*Do this*: Everything from the line with "Give me the Chart.js source for this chart." down to the line with "const FONT = 'Lato';" below must be printed exactly, those two lines included. Exclude pictures.
────
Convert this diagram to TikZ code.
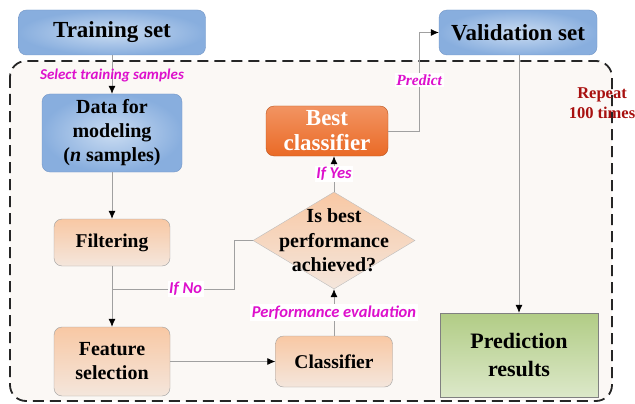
\documentclass[tikz,border=0pt]{standalone}
\usepackage{fontspec}
\setmainfont{Liberation Serif}
\newfontfamily\lblfont{Carlito}
\usetikzlibrary{shapes.geometric,arrows.meta}
\definecolor{fcblue}{HTML}{88AEDE}
\definecolor{fcbluelight}{HTML}{CADCF2}
\definecolor{fcblueline}{HTML}{7396C6}
\definecolor{fcpeach}{HTML}{F8C8A4}
\definecolor{fcpeachlight}{HTML}{F4E6DC}
\definecolor{fcorange}{HTML}{EA6A26}
\definecolor{fcorangelight}{HTML}{F29462}
\definecolor{fcgreen}{HTML}{B1CC85}
\definecolor{fcgreenlight}{HTML}{DCE8C9}
\definecolor{fcgrey}{HTML}{A0A0A0}
\definecolor{fcmag}{HTML}{DD10CC}
\definecolor{fcred}{HTML}{A8100F}
\definecolor{fcback}{HTML}{FBF8F5}
\begin{document}
\begin{tikzpicture}[x=1pt,y=-1pt,
    every text node part/.style={align=center},
    box/.style={rounded corners=8pt, inner sep=0pt, font=\bfseries\fontsize{20}{24}\selectfont},
    bluebox/.style={box, draw=fcblueline, inner color=fcbluelight, outer color=fcblue},
    peachbox/.style={box, draw=fcgrey, top color=fcpeach, bottom color=fcpeachlight},
    flow/.style={draw=fcgrey, line width=0.8pt, -{Latex[length=8pt,width=7pt,color=black]}},
    lbl/.style={font=\lblfont\bfseries\itshape\fontsize{16.5}{18}\selectfont, text=fcmag, inner sep=1.5pt}]
    \useasboundingbox (0,0) rectangle (635,404);
    \draw[black!85, line width=1.8pt, dash pattern=on 11pt off 6pt, rounded corners=16pt, fill=fcback]
      (10,61) rectangle (612,401);

    \node[bluebox, minimum width=187pt, minimum height=45pt, font=\bfseries\fontsize{23}{27}\selectfont] (FcTrain) at (112,32.5) {Training set};
    \node[bluebox, minimum width=158pt, minimum height=45pt, font=\bfseries\fontsize{23}{27}\selectfont] (FcVal) at (518,32.5) {Validation set};
    \node[bluebox, minimum width=140pt, minimum height=78pt] (FcData) at (112,133) {Data for\\modeling\\(\textit{n} samples)};
    \node[peachbox, minimum width=116pt, minimum height=47pt, font=\bfseries\fontsize{19.5}{23}\selectfont] (FcFilter) at (112,242.5) {Filtering};
    \node[peachbox, minimum width=116pt, minimum height=69pt] (FcFeat) at (112,361.5) {Feature\\selection};
    \node[peachbox, minimum width=117pt, minimum height=51pt, font=\bfseries\fontsize{19.5}{23}\selectfont] (FcClass) at (334,361.5) {Classifier};
    \node[diamond, draw=fcgrey!70, top color=fcpeach, bottom color=fcpeachlight, inner sep=0pt,
      minimum width=162pt, minimum height=97pt,
      label={[font=\bfseries\fontsize{20}{24.5}\selectfont, align=center]center:Is best\\performance\\achieved?}] (FcCheck) at (334,240.5) {};
    \node[box, draw=fcorange!80!black, top color=fcorangelight, bottom color=fcorange, text=white,
      minimum width=122pt, minimum height=50pt, font=\bfseries\fontsize{23}{25}\selectfont] (FcBest) at (327,131) {Best\\classifier};
    \node[draw=fcgrey!80!black, top color=fcgreen, bottom color=fcgreenlight, inner sep=0pt,
      minimum width=158pt, minimum height=84pt, font=\bfseries\fontsize{22}{28}\selectfont] (FcPred) at (519,355) {Prediction\\results};
    \node[text=fcred, font=\bfseries\fontsize{16.5}{20}\selectfont] (FcRepeat) at (602,103) {Repeat\\100 times};
    \coordinate (FcNoJoin) at (112,289);

    \draw[flow] (FcTrain) -- node[lbl, pos=0.52, font=\lblfont\bfseries\itshape\fontsize{15}{17}\selectfont] {Select training samples} (FcData);
    \draw[flow] (FcData) -- (FcFilter);
    \draw[flow] (FcFilter) -- (FcFeat);
    \draw[flow] (FcFeat) -- (FcClass);
    \draw[flow] (FcClass) -- node[lbl, fill=white] {Performance evaluation} (FcCheck);
    \draw[flow] (FcCheck.north) -- node[lbl, fill=white] {If Yes} (FcCheck.north |- FcBest.south);
    \draw[draw=fcgrey, line width=0.8pt] (FcCheck.west) -- ++(-18,0) |- node[lbl, fill=white, pos=0.7] {If No} (FcNoJoin);
    \draw[flow] (FcBest.east) -- ++(31,0) |- node[lbl, fill=white, pos=0.26, font=\bfseries\itshape\fontsize{15.5}{17}\selectfont] {Predict} (FcVal.west);
    \draw[flow] (FcVal.south -| FcPred.north) -- (FcPred.north);
  \end{tikzpicture}
\end{document}
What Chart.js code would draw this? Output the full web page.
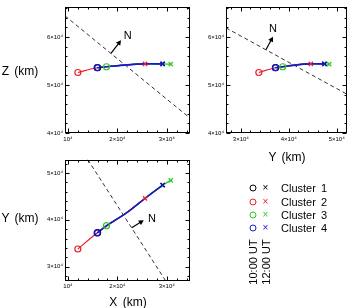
<!DOCTYPE html>
<html>
<head>
<meta charset="utf-8">
<script src="https://cdn.jsdelivr.net/npm/chart.js@4/dist/chart.umd.min.js"></script>
<style>
  body { margin: 0; background: #fff; }
  #wrap { position: relative; width: 352px; height: 308px; overflow: hidden; font-family: "Liberation Sans", Arial, sans-serif; color: #000; }
  canvas { position: absolute; }
  .lab { position: absolute; white-space: nowrap; transform: translate(-50%, -50%); line-height: 1; }
  .ttl { font-size: 12px; word-spacing: 2px; }
  .leg { position: absolute; font-size: 11px; line-height: 1; white-space: nowrap; transform: translateY(-50%); word-spacing: 2px; }
  .dot { position: absolute; width: 5px; height: 5px; border: 1px solid; border-radius: 50%; transform: translate(-50%, -50%); }
  .crs { position: absolute; font-size: 10px; line-height: 1; transform: translate(-50%, -55%); }
  .rot { position: absolute; font-size: 11px; line-height: 1; white-space: nowrap; transform: translate(-50%, -50%) rotate(-90deg); }
</style>
</head>
<body>
<div id="wrap">
  <canvas id="pXZ" width="200" height="154" style="left:0;top:0"></canvas>
  <canvas id="pYZ" width="176" height="154" style="left:176px;top:0"></canvas>
  <canvas id="pXY" width="200" height="154" style="left:0;top:154px"></canvas>
  <div class="lab ttl" style="left:20px;top:71px">Z (km)</div>
  <div class="lab ttl" style="left:287px;top:157px">Y (km)</div>
  <div class="lab ttl" style="left:20px;top:218px">Y (km)</div>
  <div class="lab ttl" style="left:128px;top:302px">X (km)</div>
  <div id="legend"></div>
</div>
<script>
const clusterLabels = ["Cluster 1", "Cluster 2", "Cluster 3", "Cluster 4"];
const clusterColors = ["#000000", "#f01c2c", "#2cc82c", "#1818d0"];
const timeLabels = ["10:00 UT", "12:00 UT"];

// points along each spacecraft track (km), first = 10:00 UT, last = 12:00 UT
const trackX = [
  [16000, 17800, 22000, 25600, 29200],
  [12000, 15900, 22000, 25600],
  [17800, 22000, 25600, 29100, 30800],
  [15900, 17800, 22000, 25600, 29100]
];
const trackY = [
  [37250, 38750, 41600, 44600, 47450],
  [33750, 37200, 41600, 44600],
  [38750, 41600, 44600, 47400, 48450],
  [37200, 38750, 41600, 44600, 47400]
];
const trackZ = [
  [53600, 53800, 54200, 54400, 54400],
  [52600, 53600, 54200, 54400],
  [53800, 54200, 54400, 54400, 54350],
  [53600, 53800, 54200, 54400, 54400]
];

// boundary (dashed) and its normal N, per projection
const mpXZx = [9400, 34700], mpXZz = [64400, 43100];
const mpYZy = [26900, 52100], mpYZz = [61900, 48100];
const mpXYx = [14000, 29800], mpXYy = [52900, 26900];
const nXZx = [18700, 20500], nXZz = [56600, 59000], nXZlab = [22100, 60200];
const nYZy = [35200, 36500], nYZz = [57300, 59700], nYZlab = [36700, 61700];
const nXYx = [22900, 25000], nXYy = [38300, 39700], nXYlab = [27000, 40200];

// axis ranges and tick values
const rangeX = [9400, 34700], rangeY = [26900, 52100], rangeY3 = [26900, 52900], rangeZ = [40000, 66250];
const ticksX = [10000, 20000, 30000];
const ticksY = [30000, 40000, 50000];
const ticksZ = [40000, 50000, 60000];
const minorStep = 2000;

function tickText(v) {
  const m = Math.round(v / 10000);
  return m === 1 ? "10\u2074" : m + "\u00d710\u2074";
}

function pts(a, b) {
  return a.map((v, i) => ({ x: v, y: b[i] }));
}

const frame = {
  id: "frame",
  afterDatasetsDraw(chart) {
    const { ctx, chartArea: a } = chart;
    const xs = chart.scales.x, ys = chart.scales.y;
    const l = Math.round(a.left) + 0.5, r = Math.round(a.right) - 0.5;
    const t = Math.round(a.top) + 0.5, b = Math.round(a.bottom) - 0.5;
    ctx.save();
    ctx.strokeStyle = "#000";
    ctx.lineWidth = 1;
    ctx.beginPath();
    const major = chart.options.plugins.frame;
    function ticksFor(scale, list) {
      const out = [];
      for (let v = Math.ceil(scale.min / minorStep) * minorStep; v <= scale.max; v += minorStep) {
        out.push({ v, len: list.includes(v) ? 4 : 2 });
      }
      return out;
    }
    ticksFor(xs, major.x).forEach((tk) => {
      const p = Math.round(xs.getPixelForValue(tk.v)) + 0.5;
      ctx.moveTo(p, b); ctx.lineTo(p, b - tk.len);
      ctx.moveTo(p, t); ctx.lineTo(p, t + tk.len);
    });
    ticksFor(ys, major.y).forEach((tk) => {
      const p = Math.round(ys.getPixelForValue(tk.v)) + 0.5;
      ctx.moveTo(l, p); ctx.lineTo(l + tk.len, p);
      ctx.moveTo(r, p); ctx.lineTo(r - tk.len, p);
    });
    ctx.stroke();
    ctx.strokeRect(l, t, r - l, b - t);

    // arrow heads on the normal
    chart.data.datasets.forEach((ds, i) => {
      if (!ds.arrow) return;
      const d = chart.getDatasetMeta(i).data;
      const p0 = d[0], p1 = d[d.length - 1];
      const ang = Math.atan2(p1.y - p0.y, p1.x - p0.x);
      ctx.fillStyle = "#000";
      ctx.beginPath();
      ctx.moveTo(p1.x + Math.cos(ang) * 2, p1.y + Math.sin(ang) * 2);
      ctx.lineTo(p1.x + Math.cos(ang + 2.4) * 4, p1.y + Math.sin(ang + 2.4) * 4);
      ctx.lineTo(p1.x + Math.cos(ang - 2.4) * 4, p1.y + Math.sin(ang - 2.4) * 4);
      ctx.closePath();
      ctx.fill();
    });

    // N label
    const nl = major.n;
    ctx.font = "11px 'Liberation Sans', Arial, sans-serif";
    ctx.textAlign = "center";
    ctx.textBaseline = "middle";
    ctx.fillStyle = "#000";
    ctx.fillText("N", xs.getPixelForValue(nl[0]), ys.getPixelForValue(nl[1]));
    ctx.restore();
  }
};

function buildPanel(id, cfg) {
  const datasets = [];
  const order = [3, 2, 1, 0]; // cluster 4 on top, then 3, 2, 1
  for (let c = 0; c < 4; c++) {
    const p = pts(cfg.h[c], cfg.v[c]);
    datasets.push({
      data: [p[0], p[p.length - 1]],
      showLine: false,
      pointStyle: ["circle", "crossRot"],
      pointRadius: 3,
      pointBorderWidth: 1.2,
      borderColor: clusterColors[c],
      backgroundColor: "rgba(0,0,0,0)",
      order: order[c]
    });
    datasets.push({
      data: p,
      showLine: true,
      tension: 0.3,
      pointRadius: 0,
      borderWidth: c === 3 ? 1.6 : 1.2,
      borderColor: clusterColors[c],
      order: 4 + order[c]
    });
  }
  datasets.push({
    data: pts(cfg.mp[0], cfg.mp[1]),
    showLine: true,
    pointRadius: 0,
    borderWidth: 1,
    borderDash: [4, 3],
    borderColor: "#333",
    order: 9
  });
  datasets.push({
    data: pts(cfg.n[0], cfg.n[1]),
    showLine: true,
    pointRadius: 0,
    borderWidth: 1.2,
    borderColor: "#000",
    arrow: true,
    order: 10
  });

  const tickFont = { size: 6, family: "'Liberation Sans', Arial, sans-serif" };
  return new Chart(document.getElementById(id), {
    type: "scatter",
    data: { datasets },
    plugins: [frame],
    options: {
      responsive: false,
      animation: false,
      events: [],
      layout: { padding: { top: cfg.padTop, right: cfg.padRight, left: 0, bottom: 0 } },
      plugins: {
        legend: { display: false },
        tooltip: { enabled: false },
        frame: { x: cfg.xt, y: cfg.yt, n: cfg.nl }
      },
      scales: {
        x: {
          type: "linear",
          min: cfg.xr[0],
          max: cfg.xr[1],
          afterFit: (s) => { s.height = cfg.xh; },
          afterBuildTicks: (s) => { s.ticks = cfg.xt.map((v) => ({ value: v })); },
          ticks: { callback: tickText, font: tickFont, color: "#000", padding: cfg.xpad, maxRotation: 0, autoSkip: false },
          grid: { display: false, drawTicks: false },
          border: { display: false }
        },
        y: {
          type: "linear",
          min: cfg.yr[0],
          max: cfg.yr[1],
          afterFit: (s) => { s.width = cfg.yw; },
          afterBuildTicks: (s) => { s.ticks = cfg.yt.map((v) => ({ value: v })); },
          ticks: { callback: tickText, font: tickFont, color: "#000", padding: 2, autoSkip: false },
          grid: { display: false, drawTicks: false },
          border: { display: false }
        }
      }
    }
  });
}

buildPanel("pXZ", {
  h: trackX, v: trackZ, mp: [mpXZx, mpXZz], n: [nXZx, nXZz], nl: nXZlab,
  xr: rangeX, yr: rangeZ, xt: ticksX, yt: ticksZ,
  padTop: 7, padRight: 10, xh: 21, yw: 65, xpad: 3
});
buildPanel("pYZ", {
  h: trackY, v: trackZ, mp: [mpYZy, mpYZz], n: [nYZy, nYZz], nl: nYZlab,
  xr: rangeY, yr: rangeZ, xt: [30000, 40000, 50000], yt: ticksZ,
  padTop: 7, padRight: 5, xh: 21, yw: 50, xpad: 3
});
buildPanel("pXY", {
  h: trackX, v: trackY, mp: [mpXYx, mpXYy], n: [nXYx, nXYy], nl: nXYlab,
  xr: rangeX, yr: rangeY3, xt: ticksX, yt: ticksY,
  padTop: 2, padRight: 10, xh: 27, yw: 65, xpad: 1.5
});

// legend
const leg = document.getElementById("legend");
const rowY = [188, 201.5, 215, 228];
clusterLabels.forEach((name, c) => {
  leg.insertAdjacentHTML("beforeend",
    `<div class="dot" style="left:253px;top:${rowY[c]}px;border-color:${clusterColors[c]}"></div>` +
    `<div class="crs" style="left:265.5px;top:${rowY[c]}px;color:${clusterColors[c]}">\u00d7</div>` +
    `<div class="leg" style="left:281px;top:${rowY[c]}px">${name}</div>`);
});
leg.insertAdjacentHTML("beforeend",
  `<div class="rot" style="left:253px;top:262px">${timeLabels[0]}</div>` +
  `<div class="rot" style="left:265.5px;top:262px">${timeLabels[1]}</div>`);
</script>
</body>
</html>
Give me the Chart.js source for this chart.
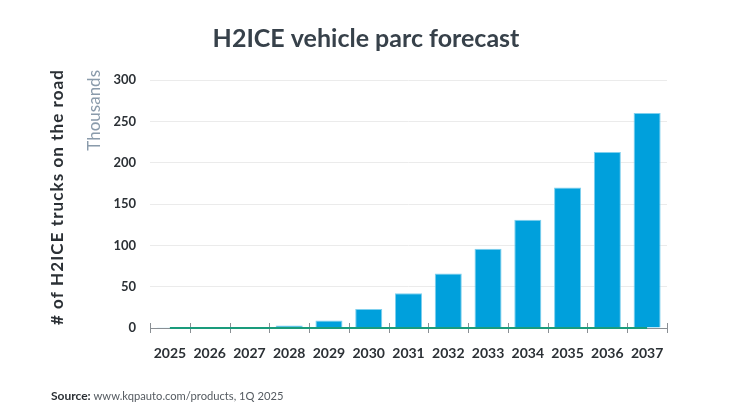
<!DOCTYPE html>
<html>
<head>
<meta charset="utf-8">
<script src="https://cdn.jsdelivr.net/npm/chart.js@4"></script>
<style>
html,body{margin:0;padding:0;background:#fff;}
#wrap{width:730px;height:411px;position:relative;}
</style>
</head>
<body>
<div id="wrap"><canvas id="c" width="730" height="411"></canvas></div>
<script>
const years = ['2025','2026','2027','2028','2029','2030','2031','2032','2033','2034','2035','2036','2037'];
const trucksThousands = [0.2, 0.3, 0.4, 3, 9, 23, 42, 66, 96, 131, 170, 213, 260];
const baselineSeries = [0,0,0,0,0,0,0,0,0,0,0,0,0];
const yTicks = [0, 50, 100, 150, 200, 250, 300];
const titleText = 'H2ICE vehicle parc forecast';
const yTitle = '# of H2ICE trucks on the road';
const yUnit = 'Thousands';
const sourceLabel = 'Source:';
const sourceText = ' www.kqpauto.com/products, 1Q 2025';

const FONT = 'Lato';

const decor = {
  id: 'decor',
  afterDraw(chart) {
    const ctx = chart.ctx;
    const xs = chart.scales.x;
    const ca = chart.chartArea;
    ctx.save();
    ctx.strokeStyle = '#8a8f94';
    ctx.lineWidth = 1;
    ctx.beginPath();
    ctx.moveTo(ca.left, ca.bottom + 0.5);
    ctx.lineTo(ca.right, ca.bottom + 0.5);
    ctx.stroke();
    for (let i = 0; i <= years.length; i++) {
      const x = Math.round(xs.getPixelForValue(i - 0.5)) + 0.5;
      ctx.beginPath();
      ctx.moveTo(x, ca.bottom - 5);
      ctx.lineTo(x, ca.bottom + 5);
      ctx.stroke();
    }
    const meta = chart.getDatasetMeta(1);
    ctx.strokeStyle = '#1a9c7c';
    ctx.lineWidth = 2;
    ctx.beginPath();
    meta.data.forEach((p, i) => { if (i === 0) ctx.moveTo(p.x, p.y); else ctx.lineTo(p.x, p.y); });
    ctx.stroke();
    ctx.restore();

    ctx.save();
    ctx.fillStyle = '#37414a';
    ctx.font = 'bold 25px ' + FONT;
    ctx.textAlign = 'center';
    ctx.textBaseline = 'middle';
    ctx.fillText(titleText, 366, 39);
    ctx.save();
    ctx.translate(58, 197);
    ctx.rotate(-Math.PI / 2);
    ctx.font = 'bold 17px ' + FONT;
    ctx.fillStyle = '#2b3035';
    const w = ctx.measureText(yTitle).width;
    const target = 255;
    const ls = (target - w) / (yTitle.length - 1);
    ctx.letterSpacing = ls + 'px';
    ctx.textAlign = 'center';
    ctx.fillText(yTitle, 0, 0);
    ctx.restore();
    ctx.save();
    ctx.translate(95, 70);
    ctx.rotate(-Math.PI / 2);
    ctx.font = '17px ' + FONT;
    ctx.fillStyle = '#8a9bab';
    ctx.textAlign = 'right';
    ctx.textBaseline = 'middle';
    ctx.fillText(yUnit, 0, 0);
    ctx.restore();
    ctx.textAlign = 'left';
    ctx.textBaseline = 'middle';
    ctx.font = 'bold 12px ' + FONT;
    ctx.fillStyle = '#2b3035';
    ctx.fillText(sourceLabel, 51, 396);
    const sw = ctx.measureText(sourceLabel).width;
    ctx.font = '11.2px ' + FONT;
    ctx.fillStyle = '#555b61';
    ctx.fillText(sourceText, 51 + sw, 396);
    ctx.restore();
  }
};

new Chart(document.getElementById('c'), {
  data: {
    labels: years,
    datasets: [
      {
        type: 'bar',
        label: 'H2ICE trucks',
        data: trucksThousands,
        backgroundColor: '#00a0dc',
        borderColor: '#7fd0ee',
        borderWidth: {top: 1, left: 1, right: 1, bottom: 0},
        borderSkipped: 'bottom',
        barPercentage: 0.68,
        categoryPercentage: 1.0,
        order: 2
      },
      {
        type: 'line',
        label: 'baseline',
        data: baselineSeries,
        borderColor: 'rgba(0,0,0,0)',
        pointRadius: 0,
        order: 1
      }
    ]
  },
  options: {
    responsive: false,
    animation: false,
    devicePixelRatio: 1,
    layout: { padding: { left: 0, right: 63, top: 80, bottom: 0 } },
    plugins: { legend: { display: false }, tooltip: { enabled: false }, title: { display: false } },
    scales: {
      x: {
        offset: true,
        grid: { display: false, drawTicks: false },
        border: { display: false },
        ticks: { color: '#2b3035', font: { family: FONT, size: 14, weight: 'bold' }, padding: 17, maxRotation: 0, autoSkip: false },
        afterFit(s) { s.height = 83; }
      },
      y: {
        min: 0, max: 300,
        afterBuildTicks(s) { s.ticks = yTicks.map(v => ({ value: v })); },
        grid: {
          color: (c) => c.tick && c.tick.value === 0 ? 'rgba(0,0,0,0)' : '#ebebeb',
          drawTicks: false
        },
        border: { display: false },
        ticks: { color: '#2b3035', font: { family: FONT, size: 13, weight: 'bold' }, padding: 14 },
        afterFit(s) { s.width = 150; }
      }
    }
  },
  plugins: [decor]
});
</script>
</body>
</html>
────
*Exercise output*:
Give me the Chart.js source for this chart.
<!DOCTYPE html>
<html>
<head>
<meta charset="utf-8">
<script src="https://cdn.jsdelivr.net/npm/chart.js@4"></script>
<style>
html,body{margin:0;padding:0;background:#fff;}
#wrap{width:730px;height:411px;position:relative;}
</style>
</head>
<body>
<div id="wrap"><canvas id="c" width="730" height="411"></canvas></div>
<script>
const years = ['2025','2026','2027','2028','2029','2030','2031','2032','2033','2034','2035','2036','2037'];
const trucksThousands = [0.2, 0.3, 0.4, 3, 9, 23, 42, 66, 96, 131, 170, 213, 260];
const baselineSeries = [0,0,0,0,0,0,0,0,0,0,0,0,0];
const yTicks = [0, 50, 100, 150, 200, 250, 300];
const titleText = 'H2ICE vehicle parc forecast';
const yTitle = '# of H2ICE trucks on the road';
const yUnit = 'Thousands';
const sourceLabel = 'Source:';
const sourceText = ' www.kqpauto.com/products, 1Q 2025';

const FONT = 'Lato';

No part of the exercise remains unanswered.